I usually think the people who come in with their "Am I OCD" are pretty OCD--but you, not so much. I would not have thrown out the box of salad, but sometimes reclaiming the edible leaves from the inedible is just a waste of time--and obviously, you're not going to eat the wilted ones.

The orange juice--absolutely, I would throw that out right away.

The burgers? Fuck yeah, that's nasty.

The rice--close call--if it really looks like rat shit, throw out that rice. You cannot eat food that has rat shit in it; that's the rule (though I don't sweat the fact that surely 99% of our prepared foods have rat shit in it). If it's just staring you in the face ("Hello! I am a turdlington!"), chuck it.
posted by Admiral Haddock at 12:30 PM on January 14, 2011 [3 favorites]


Your own insides are already just about as dirty as anything you'll find outside. You can't control every aspect of how a meal is prepared, especially when you're at other's houses.

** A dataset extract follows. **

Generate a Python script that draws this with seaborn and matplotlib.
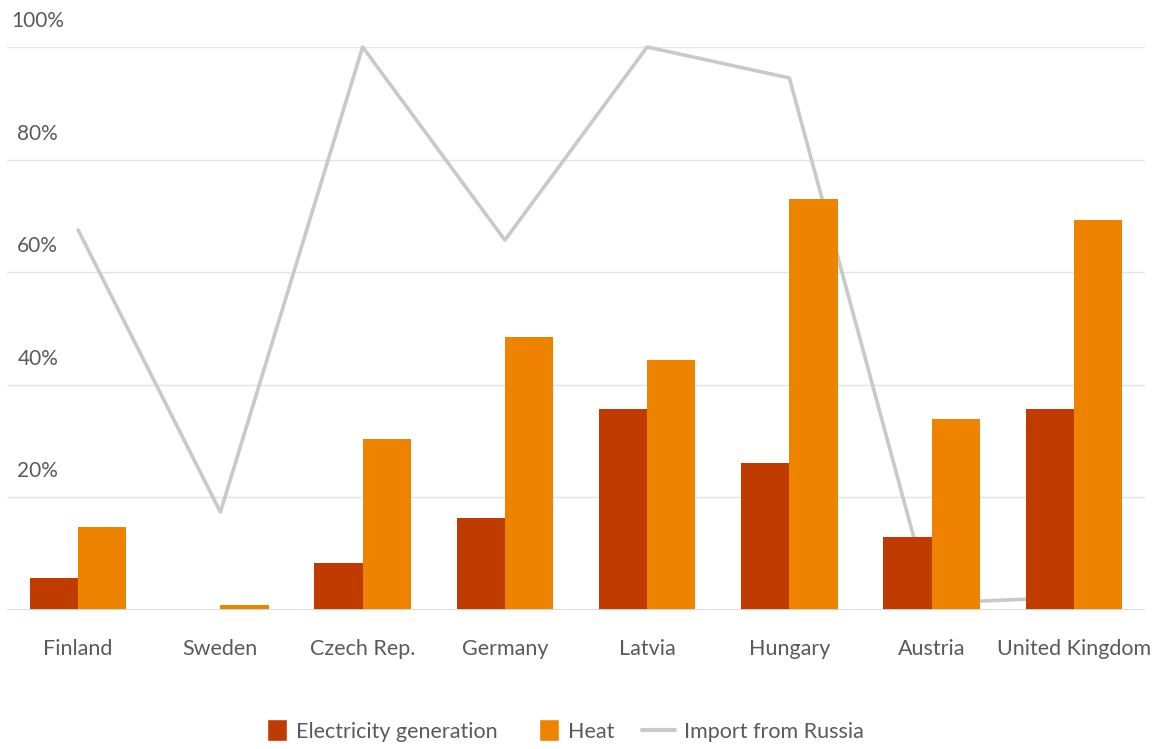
import pandas as pd
import matplotlib
matplotlib.use("Agg")
import matplotlib.pyplot as plt
import matplotlib.transforms as mtransforms
from matplotlib.patches import Patch, Rectangle
from matplotlib.lines import Line2D
from matplotlib.legend_handler import HandlerPatch
import seaborn as sns

countries = ["Finland", "Sweden", "Czech Rep.", "Germany", "Latvia",
             "Hungary", "Austria", "United Kingdom"]
electricity = [5.7, 0.0, 8.3, 16.3, 35.7, 26.1, 13.0, 35.7]
heat = [14.7, 0.9, 30.4, 48.5, 44.4, 73.0, 33.9, 69.3]
import_russia = [67.5, 17.4, 100.0, 65.7, 100.0, 94.5, 1.2, 2.3]
ytick_values = [20, 40, 60, 80, 100]
ytick_labels = ["20%", "40%", "60%", "80%", "100%"]

c_elec = "#BF3B00"
c_heat = "#EE8300"
c_line = "#C9C9C9"
c_text = "#5A5A5A"

sns.set_theme(style="white")
plt.rcParams['font.family'] = ['Lato', 'DejaVu Sans']

df = pd.DataFrame({
    "country": countries * 2,
    "value": electricity + heat,
    "series": ["Electricity generation"] * len(countries) + ["Heat"] * len(countries),
})
df_line = pd.DataFrame({"country": countries, "value": import_russia})

fig = plt.figure(figsize=(11.67, 7.49), dpi=100)
ax = fig.add_axes([7 / 1167, 1 - 610 / 749, 1138 / 1167, 563 / 749])

# import line sits behind the bars
sns.lineplot(data=df_line, x="country", y="value", color=c_line, linewidth=2.6,
             ax=ax, zorder=1, clip_on=False, sort=False)
sns.barplot(data=df, x="country", y="value", hue="series",
            palette=[c_elec, c_heat], width=0.68, saturation=1, linewidth=0,
            ax=ax, zorder=2, legend=False)

ax.set_ylim(0, 100)
ax.set_xlim(-0.5, len(countries) - 0.5)
ax.set_xlabel("")
ax.set_ylabel("")
ax.set_yticks([])
for s in ax.spines.values():
    s.set_visible(False)

for v in ytick_values:
    ax.axhline(v, color="#E3E3E3", linewidth=1.0, zorder=0)
ax.axhline(0, color="#D9D9D9", linewidth=1.3, zorder=3)

# y labels sit above their gridlines
trans = mtransforms.offset_copy(ax.get_yaxis_transform(), fig=fig, x=0, y=26, units="dots")
for v, lab in zip(ytick_values, ytick_labels):
    ax.text(0.027, v, lab, transform=trans, ha="center", va="center",
            fontsize=15, color=c_text)

ax.tick_params(axis="x", length=0, pad=21, labelsize=15.5, labelcolor=c_text)


def tall_rect(legend, orig_handle, xdescent, ydescent, width, height, fontsize):
    w = fontsize * 0.93
    h = fontsize * 1.02
    return Rectangle((xdescent + width - w, ydescent + height / 2 - h / 2), w, h)


handles = [
    Patch(facecolor=c_elec, label="Electricity generation"),
    Patch(facecolor=c_heat, label="Heat"),
    Line2D([0], [0], color=c_line, linewidth=3, label="Import from Russia"),
]
fig.legend(handles=handles, loc="center", bbox_to_anchor=(0.479, 0.023), ncol=3,
           frameon=False, fontsize=15.5, labelcolor=c_text, handlelength=1.55,
           handletextpad=0.4, columnspacing=1.3,
           handler_map={Patch: HandlerPatch(patch_func=tall_rect)})

fig.savefig("out.png", dpi=100)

Whether you think your fear is valid in any of these cases, you need to stop and examine whether it's becoming impossible for your family and friends to relax and enjoy a meal with you.
posted by hermitosis at 12:31 PM on January 14, 2011 [7 favorites]


My feelings on this pretty closely mirror Miko's. This is all about risk tolerance since there's no way to be totally sure that any food is safe. The issues seems to be that your level of risk tolerance is quite low and your husband's is not and this is problematic enough that you're arguing about it. Often when this happens there's some sort of appeal to some sort of authority as the tie-breaker in a disagreement between two people.

My sister has a tendency to think of food that is slightly off [in whatever way] and "poison" and not only won't she eat it, she often can't even touch it to get it out of her refrigerator. This is a problem because it results in a lot of waste and throwing out of expensive food containers if the foot in them has gotten slightly compromised. You seem to be throwing out a lot of food because your imagination has gone into a "worst case scenario" place with food concerns as opposed to liklely concerns.

As an example, did the orange juice still have a seal that cracked? And did you decide that even though you heard that you were going to presume the very unlikely scenario that someone had already opened your juice? That's stratching pretty far, in my opinion. If you're getting into situations where you're actively trying to ignore other data in order to toss out food or find a reason to not eat it and it's affecting yourlife or others', that's a problem and could be a sign of a high level of anxiety or OCD-like tendencies. Only you know if this is interfering with your normal life.
posted by jessamyn at 12:31 PM on January 14, 2011 [6 favorites]


I am with captaincrouton for my possible reactions to 1-4.

Could it be the way you react, rather than the fact that you throw the food out, that peeves your husband? Do you throw it out in a dramatic way? Do you yelp? Perhaps you could try to both wash the food before cooking/eating and keep it calm when you throw anything out.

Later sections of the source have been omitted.